31 Oct David Holbrooke’s “The Diplomat”: HBO Monday
David Holbrooke is widely known and highly regarded locally as director of one of Telluride’s signature festivals, Mountainfilm, whose impact he has deepened and broadened through deft programming and force of personality. But David was a filmmaker whose docs often premiered at Mountainfilm years before he became the event’s head honcho. With his latest film project, “The Diplomat,” a tribute to his high-profile father, Ambassador Richard Holbrooke, David returns to his professional roots. “The Diplomat” screens on HBO starting Monday, November 2. A recent review of the film by Neil Genzlinger in the New York Times.

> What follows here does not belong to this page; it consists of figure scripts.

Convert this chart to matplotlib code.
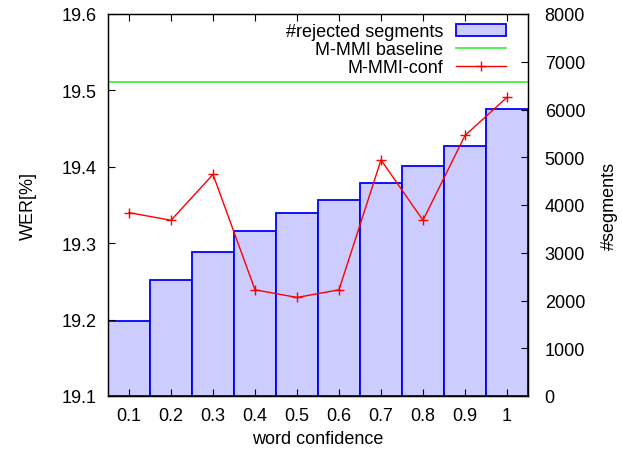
import matplotlib
matplotlib.use("Agg")
import matplotlib.pyplot as plt
import numpy as np

plt.rcParams["font.family"] = ["Liberation Sans", "DejaVu Sans"]
plt.rcParams["font.size"] = 13

# word confidence thresholds
conf = [0.1, 0.2, 0.3, 0.4, 0.5, 0.6, 0.7, 0.8, 0.9, 1.0]
conf_labels = ["0.1", "0.2", "0.3", "0.4", "0.5", "0.6", "0.7", "0.8", "0.9", "1"]
# number of rejected segments (right axis)
rejected = [1565, 2430, 3020, 3460, 3830, 4110, 4460, 4815, 5230, 6005]
# WER of confidence based system (left axis)
wer_conf = [19.340, 19.330, 19.390, 19.239, 19.229, 19.239, 19.409, 19.330, 19.441, 19.491]
wer_baseline = 19.511

fig = plt.figure(figsize=(6.22, 4.56), dpi=100)
ax = fig.add_axes([108 / 622, 59 / 456, 420 / 622, 382 / 456])
ax2 = ax.twinx()
ax.set_zorder(ax2.get_zorder() + 1)
ax.patch.set_visible(False)

bars = ax2.bar(conf, rejected, width=0.1, color="#ccccff", edgecolor="#0000ff",
               linewidth=1.3, label="#rejected segments")
base = ax.axhline(wer_baseline, color="#33ee33", linewidth=1.2, label="M-MMI baseline")
line, = ax.plot(conf, wer_conf, color="#ff0000", linewidth=1.0, marker="+",
                markersize=7, markeredgewidth=1.0, label="M-MMI-conf")

ax.set_xlim(0.05, 1.05)
ax.set_ylim(19.1, 19.6)
ax2.set_ylim(0, 8000)
ax.set_xticks(conf)
ax.set_xticklabels(conf_labels)
ax.set_yticks([19.1, 19.2, 19.3, 19.4, 19.5, 19.6])
ax2.set_yticks(np.arange(0, 8001, 1000))

ax.tick_params(axis="x", direction="in", length=5, top=True, pad=8)
ax.tick_params(axis="y", direction="in", length=5, right=False, pad=8)
ax2.tick_params(axis="y", direction="in", length=5, pad=12)

for a in (ax, ax2):
    for s in a.spines.values():
        s.set_linewidth(0.9)

ax.set_xlabel("word confidence", labelpad=4)
ax.set_ylabel("WER[%]", labelpad=18)
ax2.set_ylabel("#segments", labelpad=11)

ax.legend([bars, base, line], ["#rejected segments", "M-MMI baseline", "M-MMI-conf"],
          loc="upper right", bbox_to_anchor=(0.948, 0.976), frameon=False,
          markerfirst=False, handlelength=2.78, handletextpad=0.72,
          labelspacing=0.05, borderaxespad=0, borderpad=0)

fig.savefig("out.png", dpi=100)
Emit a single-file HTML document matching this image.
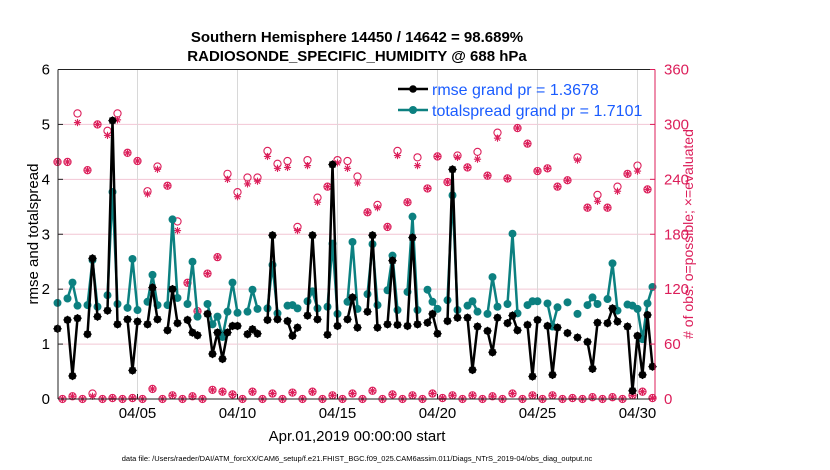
<!DOCTYPE html>
<html><head><meta charset="utf-8"><style>
body{margin:0;background:#fff}
svg{display:block;font-family:"Liberation Sans",Arial,sans-serif}
</style></head><body>
<svg id="chart" width="830" height="470" viewBox="0 0 830 470">
<g font-weight="bold" font-size="15" text-anchor="middle" fill="#000">
<text x="357" y="42">Southern Hemisphere 14450 / 14642 = 98.689%</text>
<text x="357" y="61">RADIOSONDE_SPECIFIC_HUMIDITY @ 688 hPa</text>
</g>
<g id="grid"></g>
<g id="marks"></g>
<g id="axes"></g>
<text x="0" y="0" transform="translate(38,234) rotate(-90)" text-anchor="middle" font-size="15">rmse and totalspread</text>
<text x="0" y="0" transform="translate(693,234) rotate(-90)" text-anchor="middle" font-size="14" fill="#dc1e5a"># of obs: o=possible; ×=evaluated</text>
<text x="357" y="441" text-anchor="middle" font-size="15">Apr.01,2019 00:00:00 start</text>
<text x="357" y="461" text-anchor="middle" font-size="7.5">data file: /Users/raeder/DAI/ATM_forcXX/CAM6_setup/f.e21.FHIST_BGC.f09_025.CAM6assim.011/Diags_NTrS_2019-04/obs_diag_output.nc</text>
<g>
<line x1="398" y1="89" x2="428" y2="89" stroke="#000" stroke-width="2.5"/>
<circle cx="413" cy="89" r="3.8" fill="#000"/>
<text x="432" y="95" font-size="16" fill="#1a5cff">rmse grand pr = 1.3678</text>
<line x1="398" y1="110" x2="428" y2="110" stroke="#0c8080" stroke-width="2.5"/>
<circle cx="413" cy="110" r="4" fill="#0c8080"/>
<text x="432" y="116" font-size="16" fill="#1a5cff">totalspread grand pr = 1.7101</text>
</g>
</svg>
<script>
const rmse = [
1.28,null,1.44,0.42,1.47,null,1.18,2.56,1.50,null,
1.61,5.07,1.36,null,1.45,0.52,1.41,null,1.36,2.03,
1.45,null,1.25,2.00,1.38,null,1.44,1.21,1.16,null,
1.55,0.82,1.21,0.73,1.21,1.33,1.33,null,1.18,1.27,
1.19,null,1.44,2.98,1.45,null,1.42,1.15,1.30,null,
1.52,2.98,1.45,null,1.17,4.27,1.33,null,1.45,1.85,
1.30,null,1.59,2.98,1.30,null,1.36,2.52,1.35,null,
1.33,2.94,1.36,null,1.39,1.55,1.19,null,1.42,4.18,
1.48,null,1.48,0.53,1.32,null,1.24,0.85,1.48,null,
1.38,1.52,1.25,null,1.35,0.41,1.44,null,1.33,0.44,
1.30,null,1.20,null,1.12,null,1.04,0.55,1.39,null,
1.38,1.65,1.41,null,1.32,0.15,1.15,0.44,1.53,0.59];
const spread = [
1.75,null,1.83,2.12,1.70,null,1.71,2.53,1.68,null,
1.89,3.77,1.73,null,1.66,2.55,1.62,null,1.77,2.26,
1.71,null,1.71,3.27,1.84,null,1.73,2.50,1.50,null,
1.73,1.36,1.50,1.13,1.59,2.12,1.57,null,1.59,1.99,
1.64,null,1.65,2.44,1.56,null,1.70,1.71,1.65,null,
1.78,1.96,1.65,null,1.68,2.83,1.55,null,1.77,2.86,
1.64,null,1.91,2.82,1.71,null,1.98,2.61,1.62,null,
1.95,3.32,1.62,null,1.99,1.77,1.64,null,1.80,3.71,
1.62,null,1.70,1.78,1.59,null,1.55,2.22,1.68,null,
1.73,3.01,1.56,null,1.71,1.78,1.78,null,1.74,1.32,
1.67,null,1.76,null,1.55,null,1.71,1.85,1.73,null,
1.82,2.47,1.61,null,1.72,1.70,1.64,1.09,1.74,2.04];
const obsPossible = [
259,0,259,3,312,0,250,6,300,0,
293,1,312,0,269,1,260,0,227,11,
254,0,233,4,194,0,127,3,96,0,
137,10,155,8,246,5,226,0,242,8,
242,0,271,6,257,0,260,7,188,0,
261,8,220,0,232,4,261,0,260,6,
243,0,204,9,212,0,188,5,271,0,
215,4,264,0,230,6,265,1,237,4,
266,0,253,4,270,0,244,3,291,0,
241,6,296,0,279,4,249,0,252,4,
232,0,239,1,264,0,209,2,223,0,
209,2,232,0,246,4,255,8,229,1];
const obsEvaluated = [
259,0,259,3,302,0,250,3,300,0,
288,1,305,0,269,1,260,0,224,11,
251,0,233,4,184,0,127,3,96,0,
137,10,155,8,240,5,221,0,235,8,
238,0,265,6,252,0,253,7,184,0,
255,8,215,0,232,4,258,0,252,6,
236,0,204,9,209,0,188,5,266,0,
215,4,255,0,230,6,265,1,237,4,
264,0,253,4,262,0,244,3,285,0,
241,6,296,0,279,4,249,0,252,4,
232,0,239,1,261,0,209,2,216,0,
209,2,227,0,246,4,249,8,229,1];
const xTickDays = [4,9,14,19,24,29];
const xTickLabels = ["04/05","04/10","04/15","04/20","04/25","04/30"];
const yLeftTicks = [0,1,2,3,4,5,6];
const yRightTicks = [0,60,120,180,240,300,360];

const NS="http://www.w3.org/2000/svg";
const L=58,R=655,T=69.5,B=399;
const RED="#dc1e5a",TEAL="#0c8080";
function xs(day){return 57.5+day*20;}
function yl(v){return B-v*(B-T)/6;}
function yr(n){return B-n*(B-T)/360;}
function mk(tag,attrs,parent){const e=document.createElementNS(NS,tag);for(const k in attrs)e.setAttribute(k,attrs[k]);parent.appendChild(e);return e;}
const grid=document.getElementById('grid'),marks=document.getElementById('marks'),axes=document.getElementById('axes');

yRightTicks.forEach(function(n){
  if(n===0||n===360)return;
  const l=mk('line',{x1:L,x2:R,y1:yr(n),y2:yr(n),stroke:'#f2c6d4','stroke-width':1},grid);
  
  
});
xTickDays.forEach(function(d){
  const l=mk('line',{x1:xs(d),x2:xs(d),y1:T,y2:B,stroke:'#d8d8d8','stroke-width':1},grid);
  
  
});

function star(cx,cy,s,col,parent,name){
  const g=mk('g',{stroke:col,'stroke-width':1.1},parent);
  
  
  mk('line',{x1:cx-s,x2:cx+s,y1:cy,y2:cy},g);
  mk('line',{x1:cx,x2:cx,y1:cy-s,y2:cy+s},g);
  mk('line',{x1:cx-s*0.7,x2:cx+s*0.7,y1:cy-s*0.7,y2:cy+s*0.7},g);
  mk('line',{x1:cx-s*0.7,x2:cx+s*0.7,y1:cy+s*0.7,y2:cy-s*0.7},g);
}
obsPossible.forEach(function(n,i){
  const c=mk('circle',{cx:xs(i/4),cy:yr(n),r:3.6,fill:'none',stroke:RED,'stroke-width':1.1},marks);
  
  
});
obsEvaluated.forEach(function(n,i){
  star(xs(i/4),yr(n),3.6,RED,marks,'obs-evaluated-point');
});

function series(arr,col,name,isRmse){
  let d='',pen=false;
  arr.forEach(function(v,i){
    if(v===null){pen=false;return;}
    d+=(pen?'L':'M')+xs(i/4).toFixed(1)+' '+yl(v).toFixed(1)+' ';pen=true;
  });
  const p=mk('path',{d:d,fill:'none',stroke:col,'stroke-width':2.5,'stroke-linejoin':'round'},marks);
  
  
  arr.forEach(function(v,i){
    if(v===null)return;
    const c=mk('circle',{cx:xs(i/4),cy:yl(v),r:isRmse?3.8:4,fill:col},marks);
    
    
    if(isRmse)star(xs(i/4),yl(v),4.2,col,marks,'rmse-point-star');
  });
}
series(spread,TEAL,'totalspread',false);
series(rmse,'#000','rmse',true);

let a;
a=mk('line',{x1:L,x2:R,y1:T,y2:T,stroke:'#222','stroke-width':1},axes);


a=mk('line',{x1:L,x2:R,y1:B,y2:B,stroke:'#222','stroke-width':1},axes);


a=mk('line',{x1:L,x2:L,y1:T,y2:B,stroke:'#222','stroke-width':1},axes);


a=mk('line',{x1:R,x2:R,y1:T,y2:B,stroke:RED,'stroke-width':1},axes);



yLeftTicks.forEach(function(v){
  mk('line',{x1:L,x2:L+5,y1:yl(v),y2:yl(v),stroke:'#222'},axes);
  const t=mk('text',{x:L-8,y:yl(v)+5,'text-anchor':'end','font-size':15},axes);
  t.textContent=String(v);
  
  
});
yRightTicks.forEach(function(n){
  mk('line',{x1:R-5,x2:R,y1:yr(n),y2:yr(n),stroke:RED},axes);
  const t=mk('text',{x:R+9,y:yr(n)+5,'font-size':15,fill:RED},axes);
  t.textContent=String(n);
  
  
});
xTickDays.forEach(function(d,i){
  mk('line',{x1:xs(d),x2:xs(d),y1:B,y2:B-5,stroke:'#222'},axes);
  const t=mk('text',{x:xs(d),y:B+19,'text-anchor':'middle','font-size':15},axes);
  t.textContent=xTickLabels[i];
  
  
});
</script>
</body></html>
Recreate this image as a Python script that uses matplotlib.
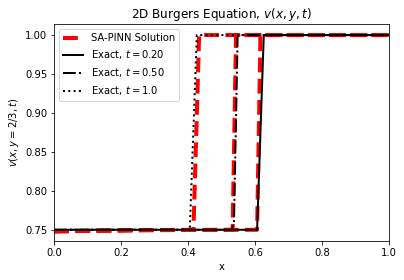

Beltway insiders will no doubt drive themselves crazy finding fault with “The Diplomat,” a documentary about Richard C. Holbrooke, showing Monday night on HBO, that was made by his son David. It’s too hagiographic, or not hagiographic enough. It’s oversimplified, or too wonkish. It’s just a way for Hollywood types to give Hillary Rodham Clinton more TV time. And so on.
But Beltway insiders aren’t the ideal audience for this film, even though a lot of them turn up in it. Its best use is as a reminder to a more general audience that despite the gathering noise surrounding the presidential election, much of the real work of American foreign policy is done by career diplomats who have the seemingly impossible task of navigating both Washington politics and intractable global trouble spots.
Mr. Holbrooke, who died in late 2010 while serving as President Obama’s special representative for Afghanistan and Pakistan, was such a player for almost a half-century. David Holbrooke frames the film partly as a career retrospective and partly as his own rediscovery of his father, who was often absent while he was growing up. He puts just enough of himself and his extended family into “The Diplomat” to give it some audience-friendly poignancy.